La Messa non è un pio atto qualunque: è un Sacramento e un sacrificio. Sacrificio della nuova legge, base e centro di tutte le devozioni della Chiesa; centro a cui convergono tutti gli altri misteri del culto cattolico. E’ la realtà, figurata nella Legge antica dal Fuoco Sacro che doveva ardere sempre sull’altare degli olocausti, offerto al Signore, alcune volte come sacrificio impetratorio, altre volte per purgare dai peccati. Allora erano ostie animali, agnelli senza macchia. Ora è l’Agnello divino che sparge il suo Sangue sul santo Altare, affinché uniamo il nostro al suo, associandoci così all’opera eccelsa della Redenzione. In questo sacrificio sta il prezzo sovrabbondante per riparare tutti i crimini. Una sola goccia di quel Sangue, essendo ipostaticamente unito al Verbo di Dio, ha virtù più che sufficiente per salvare mille mondi, perché contiene la pienezza della grazia. Negli altri Sacramenti, la grazia si dà in parte; nel S. Sacrificio dell’Altare siamo di fronte alla sorgente di tutte le grazie. Grazia per compiere i doveri del Cristiano, il primo dei quali è glorificare Dio e adorarlo come l’Essere Supremo, Creatore e Governatore a cui tutto dobbiamo.

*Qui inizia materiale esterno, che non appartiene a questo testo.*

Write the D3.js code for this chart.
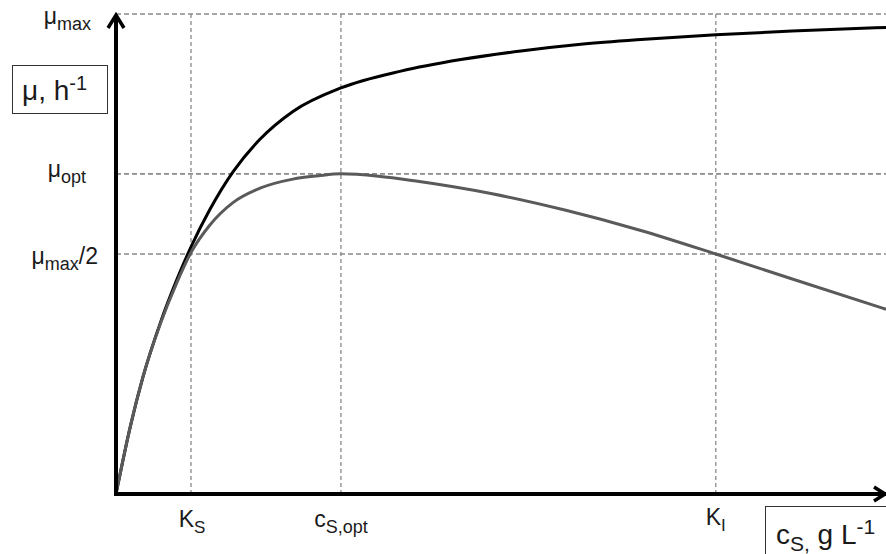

Non temiamo né il mondo né l’inferno né la morte. Che ci consoli il ricordo delle Messe che abbiamo ascoltato, e ancor più il ricordo della nostra Messa, quella che stiamo costantemente celebrando con la nostra unione con Gesù, ad imitazione di Maria che fu ostia Immacolata sempre unita a Gesù. “Fate di Gesù la vostra vita, per trasformarvi in Lui ed essere come Maria, portatori di Gesù nel mondo”. Uniti a Lui col sacrificio, nella Messa che si sta celebrando in ogni momento in qualche parte del mondo, potremo dire come S. Paolo: “Tutto posso in colui che mi dà la forza” (cf. Fil 4, 13).